Simona Campus: i femminismi che hanno cambiato la storia

Una conferenza per riscoprire l’arte come strumento politico e creativo, capace di trasformare la marginalità in potere. Un incontro per indagare il contributo delle artiste che tra anni Settanta e Ottanta hanno scardinato le strutture patriarcali del sistema dell’arte contemporanea.

L’arte come pratica della differenza è il titolo della conferenza che Simona Campus, storica dell’arte e curatrice, ha tenuto mercoledì 23 aprile 2025 alle 18:30 nella Sala Eleonora d’Arborea in via Falzarego 35/37 a Cagliari, su iniziativa del Centro di Documentazione e Studi delle Donne. Un evento che si è posto l’obiettivo di raccontare le trasformazioni avvenute nel mondo dell’arte negli anni Settanta e Ottanta del Novecento, grazie al lavoro pionieristico di numerose artiste e curatrici che hanno rivoluzionato i linguaggi visivi e culturali attraverso la lente del femminismo.

Nel suo intervento, Simona Campus ha messo in luce come l’arte di quel periodo abbia rappresentato una rottura epistemologica rispetto alla tradizione patriarcale, grazie all’attivazione di nuove modalità espressive e alla messa in discussione dei ruoli di genere.
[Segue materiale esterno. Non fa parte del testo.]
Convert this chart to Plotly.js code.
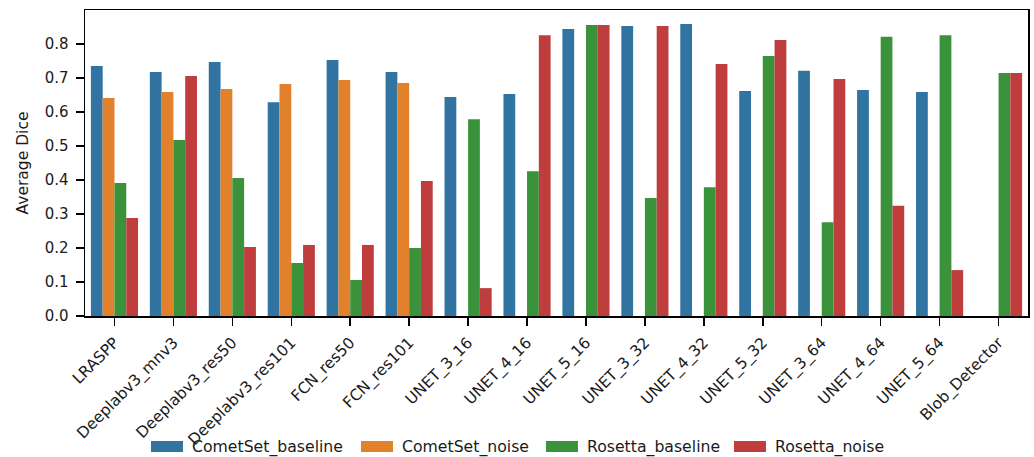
<!DOCTYPE html>
<html>
<head>
<meta charset="utf-8">
<script src="https://cdn.plot.ly/plotly-3.0.1.min.js"></script>
<style>
  html, body { margin: 0; padding: 0; background: #fff; }
  #chart { width: 1034px; height: 457px; }
</style>
</head>
<body>
<div id="chart"></div>
<script>
// Model names along the x axis
const models = [
  "LRASPP", "Deeplabv3_mnv3", "Deeplabv3_res50", "Deeplabv3_res101",
  "FCN_res50", "FCN_res101", "UNET_3_16", "UNET_4_16", "UNET_5_16",
  "UNET_3_32", "UNET_4_32", "UNET_5_32", "UNET_3_64", "UNET_4_64",
  "UNET_5_64", "Blob_Detector"
];

// Average Dice per model for each training setup (null = not evaluated)
const cometBaseline = [0.735, 0.718, 0.747, 0.629, 0.753, 0.718, 0.644, 0.653, 0.844, 0.853, 0.859, 0.662, 0.721, 0.665, 0.659, null];
const cometNoise    = [0.641, 0.659, 0.668, 0.682, 0.694, 0.685, null, null, null, null, null, null, null, null, null, null];
const rosettaBaseline = [0.391, 0.518, 0.406, 0.156, 0.106, 0.200, 0.579, 0.426, 0.856, 0.347, 0.379, 0.765, 0.276, 0.821, 0.826, 0.715];
const rosettaNoise    = [0.288, 0.706, 0.203, 0.209, 0.209, 0.397, 0.082, 0.826, 0.856, 0.853, 0.741, 0.812, 0.697, 0.324, 0.135, 0.715];

const seriesNames = ["CometSet_baseline", "CometSet_noise", "Rosetta_baseline", "Rosetta_noise"];
const seriesValues = [cometBaseline, cometNoise, rosettaBaseline, rosettaNoise];
const seriesColors = ["#3274a1", "#e1812c", "#3a923a", "#c03d3e"];

const yTicks = [0, 0.1, 0.2, 0.3, 0.4, 0.5, 0.6, 0.7, 0.8];
const yTickText = ["0.0", "0.1", "0.2", "0.3", "0.4", "0.5", "0.6", "0.7", "0.8"];

const FONT = "DejaVu Sans, sans-serif";
const TEXT = "#1a1a1a";

const traces = seriesNames.map((name, i) => ({
  type: "bar",
  name: name,
  x: models,
  y: seriesValues[i],
  marker: { color: seriesColors[i], line: { width: 0 } },
  showlegend: false,
  hoverinfo: "x+y+name"
}));

// Legend row below the plot: wide colour swatch followed by the series name
const plotLeft = 85, plotRight = 1028, plotTop = 10, plotBottom = 316;
const plotW = plotRight - plotLeft, plotH = plotBottom - plotTop;
const px2x = p => (p - plotLeft) / plotW;
const px2y = p => (plotBottom - p) / plotH;

const swatchLeft = [151, 361, 546, 734];
const shapes = [];
const annotations = [];
seriesNames.forEach((name, i) => {
  shapes.push({
    type: "rect", xref: "paper", yref: "paper",
    x0: px2x(swatchLeft[i]), x1: px2x(swatchLeft[i] + 32),
    y0: px2y(452), y1: px2y(441),
    fillcolor: seriesColors[i], line: { width: 0 }
  });
  annotations.push({
    xref: "paper", yref: "paper",
    x: px2x(swatchLeft[i] + 39), y: px2y(447),
    xanchor: "left", yanchor: "middle",
    text: name, showarrow: false,
    font: { family: FONT, size: 15.7, color: TEXT }
  });
});

const layout = {
  width: 1034, height: 457,
  margin: { l: plotLeft, r: 1034 - plotRight, t: plotTop, b: 457 - plotBottom },
  paper_bgcolor: "#fff", plot_bgcolor: "#fff",
  barmode: "group", bargap: 0.2, bargroupgap: 0,
  font: { family: FONT, size: 15, color: TEXT },
  xaxis: {
    range: [-0.5, models.length - 0.5],
    tickangle: -45,
    ticks: "outside", ticklen: 8, tickwidth: 1.5, tickcolor: "#000",
    showline: true, linecolor: "#000", linewidth: 1.5, mirror: true,
    showgrid: false, zeroline: false,
    ticklabelstandoff: 2,
    tickfont: { family: FONT, size: 15.5, color: TEXT }
  },
  yaxis: {
    range: [0, 0.9],
    tickvals: yTicks, ticktext: yTickText,
    ticks: "outside", ticklen: 8, tickwidth: 1.5, tickcolor: "#000",
    showline: true, linecolor: "#000", linewidth: 1.5, mirror: true,
    showgrid: false, zeroline: false,
    ticklabelstandoff: 4,
    tickfont: { family: FONT, size: 15, color: TEXT },
    title: { text: "Average Dice", font: { family: FONT, size: 15.5, color: TEXT }, standoff: 12 }
  },
  shapes: shapes,
  annotations: annotations
};

Plotly.newPlot("chart", traces, layout, { displayModeBar: false, staticPlot: true });
</script>
</body>
</html>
Punto di partenza è stata l’installazione “Dinner Party” di Judy Chicago (1974), considerata un manifesto dell’arte femminista, insieme alla mostra “Materializzazione del linguaggio”, curata da Mirella Bentivoglio alla Biennale di Venezia del 1978, che ha dato spazio a linguaggi sperimentali e inediti nel panorama ufficiale dell’arte italiana e internazionale.

Le artiste che cambiarono il linguaggio dell’arte: sorellanza, corpo, parola

La conferenza ha illustrato una vera e propria costellazione di femminili e femminismi, evidenziando come le pratiche artistiche dell’epoca abbiano trasformato la marginalità storica in un luogo di elaborazione politica e poetica. L’arte come pratica della differenza ha dunque rappresentato non solo una forma di resistenza, ma anche un atto di rivendicazione culturale attraverso cui le donne hanno potuto costruire nuove narrazioni, sottraendosi ai codici maschili dominanti.

Simona Campus ha raccontato il modo in cui queste artiste hanno utilizzato il corpo, la parola, la memoria e lo spazio domestico come strumenti simbolici e politici, decostruendo stereotipi e aprendo spazi di libertà espressiva. Il discorso ha coinvolto anche la riflessione sull’eredità attuale di quelle pratiche e sull’importanza di riattivare oggi il pensiero femminista nella produzione artistica contemporanea.

La conferenza si è inserita nel quadro delle iniziative culturali promosse dal Centro di Documentazione e Studi delle Donne, con il contributo dell’Assessorato della Pubblica Istruzione, Beni Culturali, Informazione, Spettacolo e Sport della Regione Autonoma della Sardegna, confermando la volontà di sostenere percorsi di ricerca e divulgazione dedicati al ruolo delle donne nella storia dell’arte e nella società.